Key Takeaways
In a rare collaboration, federal regulators have joined forces with their private sector counterparts to tackle the pig butchering epidemic, a crypto investment ruse that has duped countless victims into surrendering millions.
Pig butchering scams involve luring targets into sham investment schemes on social media and promising lucrative returns before vanishing with the proceeds, leaving devastated victims in its wake.
The Commodity Futures Trading Commission (CFTC) has partnered with a coalition of regulators, including the American Bankers Association (ABA) Foundation, the Securities and Exchange Commission (SEC), the Financial Industry Regulatory Authority (FINRA), and the North American Securities Administrators Association (NASAA) to combat the rising tide of pig butchering scams.
As part of the collaborative effort, the CFTC’s Office of Customer Education and Outreach (OCEO) has distributed an infographic designed to empower consumers with the knowledge to identify and avoid these complex schemes.
The infographic illustrates how scammers target victims, groom them to build trust, and how the scam ends. It also includes steps for customers to follow if they have been victims of such a scam.
OCEO Director Melanie Devo said that the multi-agency collaboration helps spread the CFTC’s customer education message and hopefully reaches people before they get scammed.
“These partnerships focus on a relationship confidence fraud the perpetrators commonly refer to as ‘pig butchering,’ estimated to cost Americans billions yearly,” he added.
The CFTC is urging the public to remain vigilant and exercise caution when receiving unsolicited messages or investment opportunities from unknown senders.
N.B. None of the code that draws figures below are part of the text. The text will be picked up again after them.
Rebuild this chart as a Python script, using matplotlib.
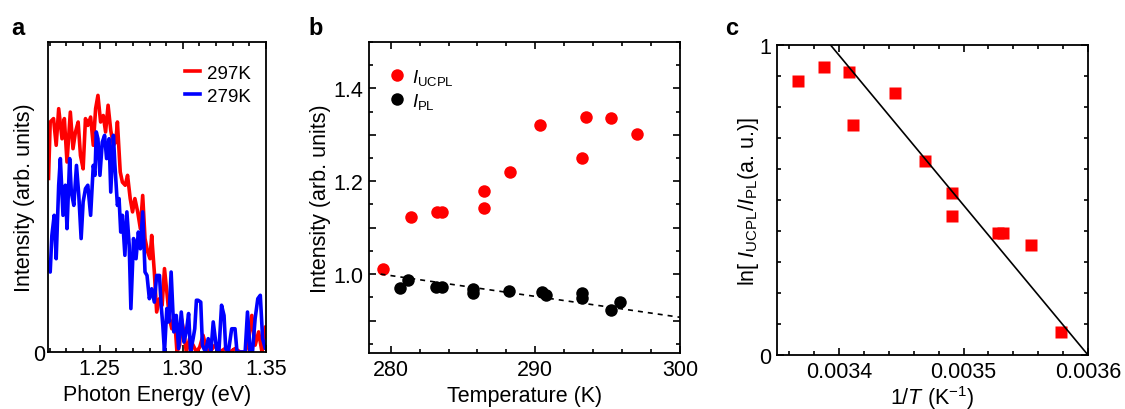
import matplotlib
matplotlib.use("Agg")
import matplotlib.pyplot as plt
from matplotlib.ticker import MultipleLocator, FixedLocator
import numpy as np

plt.rcParams['font.family'] = ['Liberation Sans', 'DejaVu Sans']
plt.rcParams['mathtext.fontset'] = 'custom'
plt.rcParams['mathtext.rm'] = 'Liberation Sans'
plt.rcParams['mathtext.it'] = 'Liberation Sans:italic'
plt.rcParams['font.size'] = 15.5

# ---- panel a: spectra ----
E_297 = [1.2193, 1.2203, 1.2223, 1.2239, 1.2254, 1.2274, 1.2288, 1.2304, 1.2324, 1.2340,
         1.2355, 1.2371, 1.2385, 1.2401, 1.2415, 1.2429, 1.2446, 1.2462, 1.2476, 1.2490,
         1.2506, 1.2522, 1.2536, 1.2551, 1.2567, 1.2583, 1.2597, 1.2607, 1.2624, 1.2637,
         1.2654, 1.2668, 1.2684, 1.2698, 1.2712, 1.2729, 1.2745, 1.2759, 1.2773, 1.2789,
         1.2803, 1.2813, 1.2829, 1.2843, 1.2860, 1.2876, 1.2890, 1.2904, 1.2920, 1.2934,
         1.2950, 1.2965, 1.2981, 1.2991, 1.3007, 1.3021, 1.3041, 1.3062, 1.3082, 1.3102,
         1.3122, 1.3142, 1.3163, 1.3193, 1.3223, 1.3254, 1.3284, 1.3314, 1.3345, 1.3375,
         1.3395, 1.3415, 1.3435, 1.3456, 1.3476, 1.3496, 1.3510]
I_297 = [0.56, 0.742, 0.753, 0.667, 0.785, 0.688, 0.753, 0.613, 0.774, 0.656,
         0.710, 0.742, 0.634, 0.591, 0.753, 0.731, 0.758, 0.667, 0.785, 0.828,
         0.742, 0.763, 0.710, 0.796, 0.715, 0.667, 0.677, 0.742, 0.581, 0.548,
         0.538, 0.570, 0.495, 0.452, 0.495, 0.452, 0.398, 0.505, 0.366, 0.323,
         0.301, 0.376, 0.258, 0.129, 0.172, 0.151, 0.269, 0.194, 0.108, 0.075,
         0.118, 0.0, 0.022, 0.108, 0.065, 0.0, 0.043, 0.022, 0.0, 0.016,
         0.054, 0.011, 0.0, 0.022, 0.0, 0.011, 0.0, 0.011, 0.0, 0.0,
         0.032, 0.118, 0.022, 0.065, 0.0, 0.081, 0.043]

E_279 = [1.2193, 1.2203, 1.2213, 1.2227, 1.2239, 1.2254, 1.2264, 1.2280, 1.2294, 1.2304,
         1.2320, 1.2330, 1.2345, 1.2361, 1.2375, 1.2389, 1.2401, 1.2415, 1.2429, 1.2446,
         1.2462, 1.2472, 1.2480, 1.2490, 1.2502, 1.2516, 1.2530, 1.2542, 1.2557, 1.2567,
         1.2583, 1.2591, 1.2607, 1.2617, 1.2627, 1.2637, 1.2652, 1.2664, 1.2678, 1.2688,
         1.2704, 1.2719, 1.2733, 1.2745, 1.2759, 1.2773, 1.2785, 1.2799, 1.2813, 1.2829,
         1.2843, 1.2860, 1.2870, 1.2880, 1.2890, 1.2904, 1.2916, 1.2930, 1.2946, 1.2961,
         1.2975, 1.2991, 1.3007, 1.3021, 1.3035, 1.3047, 1.3062, 1.3072, 1.3082, 1.3092,
         1.3108, 1.3118, 1.3136, 1.3153, 1.3169, 1.3183, 1.3203, 1.3217, 1.3233, 1.3248,
         1.3258, 1.3274, 1.3294, 1.3314, 1.3326, 1.3355, 1.3375, 1.3389, 1.3405, 1.3419,
         1.3435, 1.3451, 1.3466, 1.3480, 1.3496, 1.3510]
I_279 = [0.290, 0.258, 0.376, 0.441, 0.301, 0.538, 0.624, 0.441, 0.538, 0.398,
         0.624, 0.516, 0.473, 0.602, 0.505, 0.366, 0.484, 0.527, 0.538, 0.441,
         0.602, 0.570, 0.710, 0.688, 0.570, 0.677, 0.699, 0.624, 0.688, 0.516,
         0.699, 0.613, 0.473, 0.495, 0.387, 0.441, 0.312, 0.452, 0.344, 0.140,
         0.366, 0.301, 0.387, 0.333, 0.452, 0.258, 0.247, 0.172, 0.204, 0.161,
         0.247, 0.247, 0.151, 0.086, 0.0, 0.140, 0.097, 0.258, 0.065, 0.118,
         0.011, 0.129, 0.032, 0.065, 0.124, 0.0, 0.043, 0.075, 0.167, 0.167,
         0.161, 0.022, 0.0, 0.043, 0.0, 0.097, 0.011, 0.0, 0.151, 0.118,
         0.011, 0.0, 0.075, 0.075, 0.0, 0.0, 0.0, 0.129, 0.0, 0.0,
         0.108, 0.172, 0.183, 0.043, 0.011, 0.011]

# ---- panel b: integrated intensities vs temperature ----
T_ucpl = [279.45, 281.39, 283.19, 283.53, 286.47, 286.47, 288.27, 290.30, 293.21, 293.49, 295.20, 297.0]
I_ucpl = [1.011, 1.124, 1.134, 1.134, 1.180, 1.142, 1.221, 1.322, 1.251, 1.339, 1.337, 1.302]
T_pl = [280.65, 281.18, 283.14, 283.53, 285.66, 285.66, 288.18, 290.48, 290.72, 293.21, 293.21, 295.2, 295.84]
I_pl = [0.971, 0.988, 0.973, 0.973, 0.968, 0.959, 0.963, 0.961, 0.955, 0.959, 0.948, 0.923, 0.939]
fit_b_T = [279.3, 300.0]
fit_b_I = [1.0, 0.907]

# ---- panel c: Arrhenius plot ----
invT = [0.003367, 0.003388, 0.003408, 0.003411, 0.003445, 0.003469, 0.003491, 0.003491,
        0.003528, 0.003532, 0.003554, 0.003578]
ln_ratio = [0.885, 0.930, 0.913, 0.743, 0.846, 0.626, 0.524, 0.447, 0.395, 0.392, 0.354, 0.073]
fit_c_x = [0.003393, 0.0036]
fit_c_y = [1.0, 0.0]

RED = '#ff0000'
BLUE = '#0000ff'
FS = 15.5
LEG_FS = 13.5

fig = plt.figure(figsize=(11.25, 4.1), dpi=100)
ax1 = fig.add_axes([0.0427, 0.139, 0.1937, 0.756])
ax2 = fig.add_axes([0.328, 0.1366, 0.2764, 0.7584])
ax3 = fig.add_axes([0.6907, 0.1317, 0.2764, 0.7561])


def style_axes(ax):
    for s in ax.spines.values():
        s.set_linewidth(1.3)
    ax.tick_params(which='both', direction='in', top=True, right=True, width=1.2,
                   labelsize=FS, pad=4)
    ax.tick_params(which='major', length=5)
    ax.tick_params(which='minor', length=3)


# a
ax1.plot(E_297, I_297, color=RED, lw=2.6, label='297K')
ax1.plot(E_279, I_279, color=BLUE, lw=2.6, label='279K')
ax1.set_xlim(1.219, 1.35)
ax1.set_ylim(0, 1.0)
style_axes(ax1)
ax1.tick_params(which='both', right=False, left=False)
ax1.tick_params(axis='y', pad=2)
ax1.set_yticks([0])
ax1.xaxis.set_major_locator(FixedLocator([1.25, 1.30, 1.35]))
ax1.xaxis.set_minor_locator(MultipleLocator(0.01))
ax1.set_xticklabels(['1.25', '1.30', '1.35'])
ax1.set_xlabel('Photon Energy (eV)', fontsize=FS, labelpad=4)
ax1.set_ylabel('Intensity (arb. units)', fontsize=FS, labelpad=-1)
ax1.legend(loc='upper right', bbox_to_anchor=(1.0, 0.975), frameon=False,
           fontsize=LEG_FS, handlelength=0.8, handletextpad=0.4,
           borderaxespad=0.4, labelspacing=0.3)

# b
ax2.plot(T_ucpl, I_ucpl, 'o', color=RED, ms=9, mec='none',
         label=r'$\mathit{I}_{\mathrm{UCPL}}$')
ax2.plot(T_pl, I_pl, 'o', color='black', ms=9, mec='none',
         label=r'$\mathit{I}_{\mathrm{PL}}$')
ax2.plot(fit_b_T, fit_b_I, '--', color='black', lw=1.2, dashes=(3, 3))
ax2.set_xlim(278.5, 300)
ax2.set_ylim(0.83, 1.5)
style_axes(ax2)
ax2.set_xticks([280, 290, 300])
ax2.xaxis.set_minor_locator(MultipleLocator(2))
ax2.set_yticks([0.9, 1.0, 1.1, 1.2, 1.3, 1.4])
ax2.set_yticklabels(['', '1.0', '', '1.2', '', '1.4'])
ax2.yaxis.set_minor_locator(MultipleLocator(0.05))
ax2.set_xlabel('Temperature (K)', fontsize=FS, labelpad=4)
ax2.set_ylabel('Intensity (arb. units)', fontsize=FS, labelpad=2)
ax2.legend(loc='upper left', bbox_to_anchor=(0.0, 0.98), frameon=False,
           fontsize=LEG_FS, handlelength=1.0, handletextpad=0.3,
           borderaxespad=0.6, labelspacing=0.2, numpoints=1)

# c
ax3.plot(invT, ln_ratio, 's', color=RED, ms=9, mec='none')
ax3.plot(fit_c_x, fit_c_y, '-', color='black', lw=1.2)
ax3.set_xlim(0.003350, 0.0036)
ax3.set_ylim(0, 1)
style_axes(ax3)
ax3.set_xticks([0.0034, 0.0035, 0.0036])
ax3.set_xticklabels(['0.0034', '0.0035', '0.0036'])
ax3.xaxis.set_minor_locator(MultipleLocator(0.00002))
ax3.set_yticks([0, 1])
ax3.set_yticklabels(['0', '1'])
ax3.yaxis.set_minor_locator(MultipleLocator(0.1))
ax3.set_xlabel(r'1/$\mathit{T}$ (K$^{-1}$)', fontsize=FS, labelpad=1)
ax3.set_ylabel(r'ln[ $\mathit{I}_{\mathrm{UCPL}}$/$\mathit{I}_{\mathrm{PL}}$(a. u.)]',
               fontsize=FS, labelpad=-1)

# panel letters
fig.text(0.010, 0.915, 'a', fontsize=17, fontweight='bold')
fig.text(0.274, 0.915, 'b', fontsize=17, fontweight='bold')
fig.text(0.645, 0.915, 'c', fontsize=17, fontweight='bold')

fig.savefig('out.png', dpi=100)
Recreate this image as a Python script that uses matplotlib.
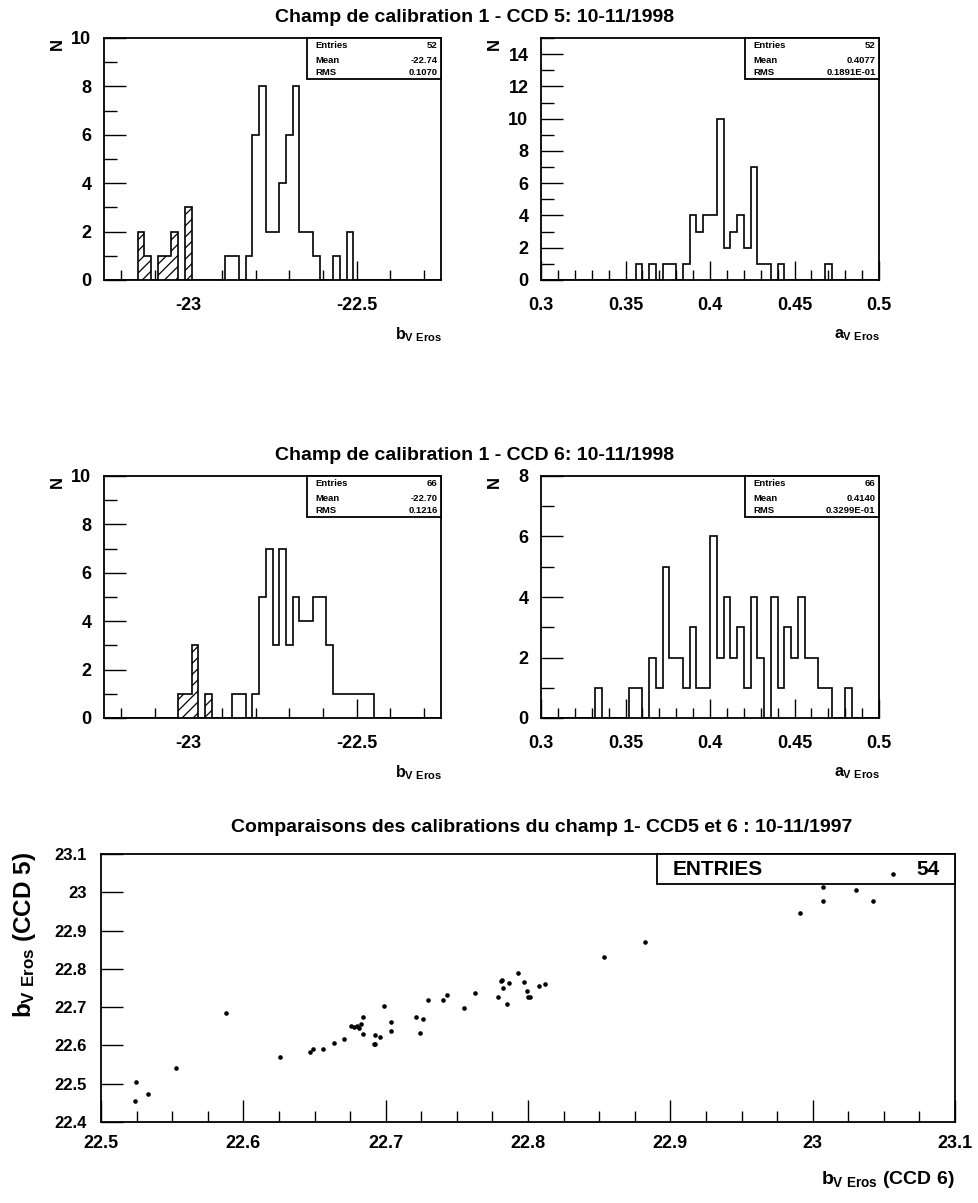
import numpy as np
import matplotlib
matplotlib.use("Agg")
import matplotlib.pyplot as plt
from matplotlib.patches import Rectangle
from matplotlib.ticker import MultipleLocator, FixedLocator

plt.rcParams['font.family'] = ['Liberation Sans', 'DejaVu Sans']
plt.rcParams['font.weight'] = 'bold'
plt.rcParams['mathtext.fontset'] = 'custom'
plt.rcParams['mathtext.rm'] = 'Liberation Sans:bold'
plt.rcParams['mathtext.it'] = 'Liberation Sans:bold'
plt.rcParams['mathtext.bf'] = 'Liberation Sans:bold'
plt.rcParams['hatch.linewidth'] = 0.9

# ---- histogram data (50 bins each) ----
b_range = (-23.25, -22.25)
a_range = (0.30, 0.50)
n_bins = 50

# CCD 5, zero point b
b5_counts = [0, 0, 0, 0, 0, 2, 1, 0, 1, 1,
             2, 0, 3, 0, 0, 0, 0, 0, 1, 1,
             0, 1, 6, 8, 2, 2, 4, 6, 8, 2,
             2, 1, 0, 0, 1, 0, 2, 0, 0, 0,
             0, 0, 0, 0, 0, 0, 0, 0, 0, 0]
b5_rejected = [0, 0, 0, 0, 0, 2, 1, 0, 1, 1,
               2, 0, 3, 0, 0, 0, 0, 0, 0, 0,
               0, 0, 0, 0, 0, 0, 0, 0, 0, 0,
               0, 0, 0, 0, 0, 0, 0, 0, 0, 0,
               0, 0, 0, 0, 0, 0, 0, 0, 0, 0]
# CCD 5, colour term a
a5_counts = [0, 0, 0, 0, 0, 0, 0, 0, 0, 0,
             0, 0, 0, 0, 1, 0, 1, 0, 1, 1,
             0, 1, 4, 3, 4, 4, 10, 2, 3, 4,
             2, 7, 1, 1, 0, 1, 0, 0, 0, 0,
             0, 0, 1, 0, 0, 0, 0, 0, 0, 0]
# CCD 6, zero point b
b6_counts = [0, 0, 0, 0, 0, 0, 0, 0, 0, 0,
             0, 1, 1, 3, 0, 1, 0, 0, 0, 1,
             1, 0, 1, 5, 7, 3, 7, 3, 5, 4,
             4, 5, 5, 3, 1, 1, 1, 1, 1, 1,
             0, 0, 0, 0, 0, 0, 0, 0, 0, 0]
b6_rejected = [0, 0, 0, 0, 0, 0, 0, 0, 0, 0,
               0, 1, 1, 3, 0, 1, 0, 0, 0, 0,
               0, 0, 0, 0, 0, 0, 0, 0, 0, 0,
               0, 0, 0, 0, 0, 0, 0, 0, 0, 0,
               0, 0, 0, 0, 0, 0, 0, 0, 0, 0]
# CCD 6, colour term a
a6_counts = [0, 0, 0, 0, 0, 0, 0, 0, 1, 0,
             0, 0, 0, 1, 1, 0, 2, 1, 5, 2,
             2, 1, 3, 1, 1, 6, 2, 4, 2, 3,
             1, 4, 2, 0, 4, 1, 3, 2, 4, 2,
             2, 1, 1, 0, 0, 1, 0, 0, 0, 0]

stats5_b = ("52", "-22.74", "0.1070")
stats5_a = ("52", "0.4077", "0.1891E-01")
stats6_b = ("66", "-22.70", "0.1216")
stats6_a = ("66", "0.4140", "0.3299E-01")

# ---- scatter data: b (CCD 6) vs b (CCD 5) ----
b_ccd6 = [22.5247, 22.5238, 22.5331, 22.5527, 22.5878, 22.6260, 22.6468, 22.6487,
          22.6560, 22.6640, 22.6710, 22.6756, 22.6780, 22.6800, 22.6815, 22.6830,
          22.6839, 22.6839, 22.6916, 22.6928, 22.6928, 22.6963, 22.6990, 22.7040,
          22.7040, 22.7210, 22.7260, 22.7239, 22.7300, 22.7400, 22.7433, 22.7552,
          22.7627, 22.7790, 22.7807, 22.7815, 22.7824, 22.7850, 22.7866, 22.7930,
          22.7970, 22.7990, 22.8001, 22.8013, 22.8080, 22.8120, 22.8533, 22.8823,
          22.9914, 23.0075, 23.0075, 23.0307, 23.0427, 23.0565]
b_ccd5 = [22.505, 22.454, 22.473, 22.542, 22.685, 22.571, 22.583, 22.590,
          22.590, 22.606, 22.618, 22.651, 22.647, 22.650, 22.645, 22.656,
          22.675, 22.630, 22.605, 22.603, 22.627, 22.623, 22.703, 22.660,
          22.638, 22.675, 22.670, 22.632, 22.718, 22.718, 22.732, 22.697,
          22.738, 22.727, 22.769, 22.771, 22.750, 22.708, 22.764, 22.788,
          22.765, 22.743, 22.727, 22.727, 22.754, 22.760, 22.830, 22.869,
          22.945, 22.978, 23.014, 23.005, 22.976, 23.048]

W, H = 979, 1203
fig = plt.figure(figsize=(W / 100, H / 100), dpi=100)


def rect(x0, y0, x1, y1):
    return [x0 / W, 1 - y1 / H, (x1 - x0) / W, (y1 - y0) / H]


def style_axes(ax):
    for s in ax.spines.values():
        s.set_linewidth(1.3)
        s.set_color('black')
    ax.tick_params(which='both', direction='in', top=False, right=False,
                   width=1.0, colors='black')


def stats_box(ax, values):
    x0, y0 = 0.603, 0.831
    ax.add_patch(Rectangle((x0, y0), 1 - x0, 1 - y0, transform=ax.transAxes,
                           facecolor='white', edgecolor='black', lw=1.3,
                           zorder=5, clip_on=False))
    names = ("Entries", "Mean", "RMS")
    ys = (0.968, 0.909, 0.857)
    for name, val, y in zip(names, values, ys):
        ax.text(x0 + 0.025, y, name, transform=ax.transAxes, fontsize=6.8,
                fontweight='bold', va='center', ha='left', zorder=6)
        ax.text(0.99, y, val, transform=ax.transAxes, fontsize=6.8,
                fontweight='bold', va='center', ha='right', zorder=6)


def histogram(box, counts, rng, ymax, ymajor, xmajor, xminor, stats,
              rejected=None, xlabel=''):
    ax = fig.add_axes(rect(*box))
    edges = np.linspace(rng[0], rng[1], n_bins + 1)
    if rejected is not None:
        ax.stairs(rejected, edges, fill=True, facecolor='white',
                  edgecolor='black', hatch='///', lw=0, zorder=2)
    ax.stairs(counts, edges, color='black', lw=1.2, zorder=3)
    ax.set_xlim(*rng)
    ax.set_ylim(0, ymax)
    style_axes(ax)
    ax.xaxis.set_major_locator(MultipleLocator(xmajor))
    ax.xaxis.set_minor_locator(MultipleLocator(xminor))
    ax.yaxis.set_major_locator(MultipleLocator(ymajor))
    ax.yaxis.set_minor_locator(MultipleLocator(ymajor / 2))
    ax.tick_params(axis='x', which='major', length=14, pad=12, labelsize=13)
    ax.tick_params(axis='x', which='minor', length=7)
    ax.tick_params(axis='y', which='major', length=16, pad=9, labelsize=13)
    ax.tick_params(axis='y', which='minor', length=9)
    ax.xaxis.set_major_formatter(matplotlib.ticker.FuncFormatter(
        lambda v, p: ('%g' % round(v, 3))))
    for lab in ax.get_xticklabels() + ax.get_yticklabels():
        lab.set_fontweight('bold')
    stats_box(ax, stats)
    x0, y0, x1, y1 = box
    fig.text((x0 - 47) / W, 1 - (y0 + 6) / H, 'N', rotation=90, fontsize=12,
             fontweight='bold', ha='center', va='center')
    fig.text((x1 + 1) / W, 1 - (y1 + 55) / H, xlabel, fontsize=11.5,
             ha='right', va='center')
    return ax


blabel = r'$b_{V\ Eros}$'
alabel = r'$a_{V\ Eros}$'

fig.text(475 / W, 1 - 17 / H, 'Champ de calibration 1 - CCD 5: 10-11/1998',
         fontsize=14, fontweight='bold', ha='center', va='center')
histogram((104, 38, 441, 280), b5_counts, b_range, 10, 2, 0.5, 0.1, stats5_b,
          rejected=b5_rejected, xlabel=blabel)
histogram((541, 38, 879, 280), a5_counts, a_range, 15, 2, 0.05, 0.01, stats5_a,
          xlabel=alabel)

fig.text(475 / W, 1 - 455 / H, 'Champ de calibration 1 - CCD 6: 10-11/1998',
         fontsize=14, fontweight='bold', ha='center', va='center')
histogram((104, 476, 441, 718), b6_counts, b_range, 10, 2, 0.5, 0.1, stats6_b,
          rejected=b6_rejected, xlabel=blabel)
histogram((541, 476, 879, 718), a6_counts, a_range, 8, 2, 0.05, 0.01, stats6_a,
          xlabel=alabel)

# ---- scatter comparison ----
fig.text(542 / W, 1 - 828 / H,
         'Comparaisons des calibrations du champ 1- CCD5 et 6 : 10-11/1997',
         fontsize=14, fontweight='bold', ha='center', va='center')
ax = fig.add_axes(rect(101, 854, 955, 1122))
ax.plot(b_ccd6, b_ccd5, 'o', color='black', ms=3.3, mew=0, zorder=7)
ax.set_xlim(22.5, 23.1)
ax.set_ylim(22.4, 23.1)
style_axes(ax)
ax.xaxis.set_major_locator(MultipleLocator(0.1))
ax.xaxis.set_minor_locator(MultipleLocator(0.025))
ax.yaxis.set_major_locator(MultipleLocator(0.1))
ax.yaxis.set_minor_locator(FixedLocator([]))
fmt = matplotlib.ticker.FuncFormatter(lambda v, p: '%g' % round(v, 3))
ax.xaxis.set_major_formatter(fmt)
ax.yaxis.set_major_formatter(fmt)
ax.tick_params(axis='x', which='major', length=16, pad=9, labelsize=13)
ax.tick_params(axis='x', which='minor', length=8)
ax.tick_params(axis='y', which='major', length=16, pad=10, labelsize=12)
for lab in ax.get_xticklabels() + ax.get_yticklabels():
    lab.set_fontweight('bold')

bx0, by0 = 0.651, 0.888
ax.add_patch(Rectangle((bx0, by0), 1 - bx0, 1 - by0, transform=ax.transAxes,
                       facecolor='white', edgecolor='black', lw=1.3, zorder=5,
                       clip_on=False))
ax.text(bx0 + 0.018, 0.944, 'ENTRIES', transform=ax.transAxes, fontsize=15,
        fontweight='bold', ha='left', va='center', zorder=6)
ax.text(0.982, 0.944, str(len(b_ccd6)), transform=ax.transAxes, fontsize=15,
        fontweight='bold', ha='right', va='center', zorder=6)

fig.text(25 / W, 1 - 935 / H, r'$b_{V\ Eros}$ (CCD 5)', rotation=90,
         fontsize=17.5, fontweight='bold', ha='center', va='center')
fig.text(955 / W, 1 - 1180 / H, r'$b_{V\ Eros}$ (CCD 6)',
         fontsize=14, fontweight='bold', ha='right', va='center')

fig.savefig('out.png', dpi=100, facecolor='white')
By working together, regulators hope to stem the tide of these devastating scams and protect investors from financial loss.
The adversity and danger posed by pig butchering scams are evident from the regulatory urgency among top American regulators.
As the CFTC chief noted, the rise in these kinds of scams has cost American investors billions of dollars.
According to an FBI report, losses from cryptocurrency investment scams increased from $3 billion in 2022 to $4.5 billion in 2023. The federal agency received over 18,000 complaints about crypto investment scams, which include pig butchering, in the first half of 2024, resulting in losses exceeding $1.9 billion.
Researchers at Texas University believe the FBI’s released data on losses are conservative figures that only account for reported cases. The researchers believe the crypto industry has lost over $75 billion to pig butchering scams in the last four years.
Some of the most prominent crypto butchering scams with millions of dollars in losses came in 2023, when Shan Hanes, CEO of Heartland Tri-State Bank, lost $47 million in a pig butchering scam. The bank’s loss spiraled out of control, leading to its collapse, and Hanes was jailed for 20 years for his mistake.
Another case, and probably the most chilling one, came in March earlier this year when an 82-year-old took his own life after losing life savings to a pig butchering scam.